__Written request__.
Return, word for word, every line that follows.

__Dataset content__.

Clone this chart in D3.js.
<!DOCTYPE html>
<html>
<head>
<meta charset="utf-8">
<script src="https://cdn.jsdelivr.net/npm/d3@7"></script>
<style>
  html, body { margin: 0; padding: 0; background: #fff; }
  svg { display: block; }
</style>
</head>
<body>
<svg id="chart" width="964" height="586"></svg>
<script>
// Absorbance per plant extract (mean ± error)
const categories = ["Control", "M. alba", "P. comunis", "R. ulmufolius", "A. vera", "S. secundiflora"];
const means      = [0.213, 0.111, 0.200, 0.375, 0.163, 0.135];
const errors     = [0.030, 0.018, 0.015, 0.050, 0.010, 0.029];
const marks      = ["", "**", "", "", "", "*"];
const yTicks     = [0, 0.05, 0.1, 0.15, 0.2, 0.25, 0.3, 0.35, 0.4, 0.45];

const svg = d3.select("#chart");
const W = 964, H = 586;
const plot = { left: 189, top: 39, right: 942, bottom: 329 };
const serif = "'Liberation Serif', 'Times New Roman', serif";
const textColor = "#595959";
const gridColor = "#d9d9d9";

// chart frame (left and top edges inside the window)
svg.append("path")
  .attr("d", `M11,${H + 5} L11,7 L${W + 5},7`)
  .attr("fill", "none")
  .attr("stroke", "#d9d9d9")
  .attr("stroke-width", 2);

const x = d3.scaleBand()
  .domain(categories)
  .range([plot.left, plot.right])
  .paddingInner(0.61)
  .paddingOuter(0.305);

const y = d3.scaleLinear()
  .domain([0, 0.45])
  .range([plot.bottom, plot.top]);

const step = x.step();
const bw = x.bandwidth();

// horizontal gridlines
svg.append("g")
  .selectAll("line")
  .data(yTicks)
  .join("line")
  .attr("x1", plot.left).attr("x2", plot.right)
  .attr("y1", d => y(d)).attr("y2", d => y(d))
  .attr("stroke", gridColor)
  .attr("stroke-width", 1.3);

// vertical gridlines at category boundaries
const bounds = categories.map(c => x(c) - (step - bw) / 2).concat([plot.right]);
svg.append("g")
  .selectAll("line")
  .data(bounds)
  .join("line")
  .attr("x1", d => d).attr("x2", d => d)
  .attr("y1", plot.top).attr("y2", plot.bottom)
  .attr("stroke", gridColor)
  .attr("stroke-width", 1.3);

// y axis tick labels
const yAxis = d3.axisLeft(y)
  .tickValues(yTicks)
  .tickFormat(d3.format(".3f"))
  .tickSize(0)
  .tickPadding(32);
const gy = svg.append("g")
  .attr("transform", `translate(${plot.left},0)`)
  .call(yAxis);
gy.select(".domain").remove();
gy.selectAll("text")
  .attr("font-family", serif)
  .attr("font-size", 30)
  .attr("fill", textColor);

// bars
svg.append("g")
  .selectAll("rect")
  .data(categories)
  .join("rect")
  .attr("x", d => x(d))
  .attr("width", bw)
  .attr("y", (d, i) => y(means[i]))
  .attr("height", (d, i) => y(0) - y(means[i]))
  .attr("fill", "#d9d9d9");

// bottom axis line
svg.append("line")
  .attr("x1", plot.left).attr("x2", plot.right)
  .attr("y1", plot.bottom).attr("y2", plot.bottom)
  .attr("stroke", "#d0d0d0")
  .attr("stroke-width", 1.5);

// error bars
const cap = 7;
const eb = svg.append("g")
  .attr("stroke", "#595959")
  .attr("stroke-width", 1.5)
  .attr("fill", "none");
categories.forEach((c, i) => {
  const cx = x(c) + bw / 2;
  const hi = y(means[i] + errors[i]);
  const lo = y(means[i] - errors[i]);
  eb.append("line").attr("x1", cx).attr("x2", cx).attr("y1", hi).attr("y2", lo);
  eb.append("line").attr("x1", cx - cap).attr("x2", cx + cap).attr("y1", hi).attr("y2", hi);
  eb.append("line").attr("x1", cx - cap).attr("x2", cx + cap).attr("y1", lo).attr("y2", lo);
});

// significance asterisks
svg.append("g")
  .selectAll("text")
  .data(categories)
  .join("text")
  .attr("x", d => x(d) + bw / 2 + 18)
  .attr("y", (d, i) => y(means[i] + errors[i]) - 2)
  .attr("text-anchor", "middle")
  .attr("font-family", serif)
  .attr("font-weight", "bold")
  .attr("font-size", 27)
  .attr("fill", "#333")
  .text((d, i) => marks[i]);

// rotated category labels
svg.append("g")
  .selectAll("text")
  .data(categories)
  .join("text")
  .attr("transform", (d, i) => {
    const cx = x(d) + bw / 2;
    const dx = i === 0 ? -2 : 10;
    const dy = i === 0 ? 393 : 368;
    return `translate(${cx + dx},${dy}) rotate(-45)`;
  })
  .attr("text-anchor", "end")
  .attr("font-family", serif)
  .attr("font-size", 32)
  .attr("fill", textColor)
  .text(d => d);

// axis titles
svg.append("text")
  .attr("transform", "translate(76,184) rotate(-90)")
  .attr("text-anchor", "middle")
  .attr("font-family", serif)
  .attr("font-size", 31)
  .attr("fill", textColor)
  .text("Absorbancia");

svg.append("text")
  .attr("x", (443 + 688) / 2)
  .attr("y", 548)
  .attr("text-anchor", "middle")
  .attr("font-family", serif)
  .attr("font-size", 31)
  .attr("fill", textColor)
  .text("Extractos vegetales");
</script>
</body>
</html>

__Solution below__.
Clone this chart in D3.js.
<!DOCTYPE html>
<html>
<head>
<meta charset="utf-8">
<script src="https://cdn.jsdelivr.net/npm/d3@7"></script>
<style>
  html, body { margin: 0; padding: 0; background: #fff; }
  svg { display: block; }
</style>
</head>
<body>
<svg id="chart" width="964" height="586"></svg>
<script>
// Absorbance per plant extract (mean ± error)
const categories = ["Control", "M. alba", "P. comunis", "R. ulmufolius", "A. vera", "S. secundiflora"];
const means      = [0.213, 0.111, 0.200, 0.375, 0.163, 0.135];
const errors     = [0.030, 0.018, 0.015, 0.050, 0.010, 0.029];
const marks      = ["", "**", "", "", "", "*"];
const yTicks     = [0, 0.05, 0.1, 0.15, 0.2, 0.25, 0.3, 0.35, 0.4, 0.45];

const svg = d3.select("#chart");
const W = 964, H = 586;
const plot = { left: 189, top: 39, right: 942, bottom: 329 };
const serif = "'Liberation Serif', 'Times New Roman', serif";
const textColor = "#595959";
const gridColor = "#d9d9d9";

// chart frame (left and top edges inside the window)
svg.append("path")
  .attr("d", `M11,${H + 5} L11,7 L${W + 5},7`)
  .attr("fill", "none")
  .attr("stroke", "#d9d9d9")
  .attr("stroke-width", 2);

const x = d3.scaleBand()
  .domain(categories)
  .range([plot.left, plot.right])
  .paddingInner(0.61)
  .paddingOuter(0.305);

const y = d3.scaleLinear()
  .domain([0, 0.45])
  .range([plot.bottom, plot.top]);

const step = x.step();
const bw = x.bandwidth();

// horizontal gridlines
svg.append("g")
  .selectAll("line")
  .data(yTicks)
  .join("line")
  .attr("x1", plot.left).attr("x2", plot.right)
  .attr("y1", d => y(d)).attr("y2", d => y(d))
  .attr("stroke", gridColor)
  .attr("stroke-width", 1.3);

// vertical gridlines at category boundaries
const bounds = categories.map(c => x(c) - (step - bw) / 2).concat([plot.right]);
svg.append("g")
  .selectAll("line")
  .data(bounds)
  .join("line")
  .attr("x1", d => d).attr("x2", d => d)
  .attr("y1", plot.top).attr("y2", plot.bottom)
  .attr("stroke", gridColor)
  .attr("stroke-width", 1.3);

// y axis tick labels
const yAxis = d3.axisLeft(y)
  .tickValues(yTicks)
  .tickFormat(d3.format(".3f"))
  .tickSize(0)
  .tickPadding(32);
const gy = svg.append("g")
  .attr("transform", `translate(${plot.left},0)`)
  .call(yAxis);
gy.select(".domain").remove();
gy.selectAll("text")
  .attr("font-family", serif)
  .attr("font-size", 30)
  .attr("fill", textColor);

// bars
svg.append("g")
  .selectAll("rect")
  .data(categories)
  .join("rect")
  .attr("x", d => x(d))
  .attr("width", bw)
  .attr("y", (d, i) => y(means[i]))
  .attr("height", (d, i) => y(0) - y(means[i]))
  .attr("fill", "#d9d9d9");

// bottom axis line
svg.append("line")
  .attr("x1", plot.left).attr("x2", plot.right)
  .attr("y1", plot.bottom).attr("y2", plot.bottom)
  .attr("stroke", "#d0d0d0")
  .attr("stroke-width", 1.5);

// error bars
const cap = 7;
const eb = svg.append("g")
  .attr("stroke", "#595959")
  .attr("stroke-width", 1.5)
  .attr("fill", "none");
categories.forEach((c, i) => {
  const cx = x(c) + bw / 2;
  const hi = y(means[i] + errors[i]);
  const lo = y(means[i] - errors[i]);
  eb.append("line").attr("x1", cx).attr("x2", cx).attr("y1", hi).attr("y2", lo);
  eb.append("line").attr("x1", cx - cap).attr("x2", cx + cap).attr("y1", hi).attr("y2", hi);
  eb.append("line").attr("x1", cx - cap).attr("x2", cx + cap).attr("y1", lo).attr("y2", lo);
});

// significance asterisks
svg.append("g")
  .selectAll("text")
  .data(categories)
  .join("text")
  .attr("x", d => x(d) + bw / 2 + 18)
  .attr("y", (d, i) => y(means[i] + errors[i]) - 2)
  .attr("text-anchor", "middle")
  .attr("font-family", serif)
  .attr("font-weight", "bold")
  .attr("font-size", 27)
  .attr("fill", "#333")
  .text((d, i) => marks[i]);

// rotated category labels
svg.append("g")
  .selectAll("text")
  .data(categories)
  .join("text")
  .attr("transform", (d, i) => {
    const cx = x(d) + bw / 2;
    const dx = i === 0 ? -2 : 10;
    const dy = i === 0 ? 393 : 368;
    return `translate(${cx + dx},${dy}) rotate(-45)`;
  })
  .attr("text-anchor", "end")
  .attr("font-family", serif)
  .attr("font-size", 32)
  .attr("fill", textColor)
  .text(d => d);

// axis titles
svg.append("text")
  .attr("transform", "translate(76,184) rotate(-90)")
  .attr("text-anchor", "middle")
  .attr("font-family", serif)
  .attr("font-size", 31)
  .attr("fill", textColor)
  .text("Absorbancia");

svg.append("text")
  .attr("x", (443 + 688) / 2)
  .attr("y", 548)
  .attr("text-anchor", "middle")
  .attr("font-family", serif)
  .attr("font-size", 31)
  .attr("fill", textColor)
  .text("Extractos vegetales");
</script>
</body>
</html>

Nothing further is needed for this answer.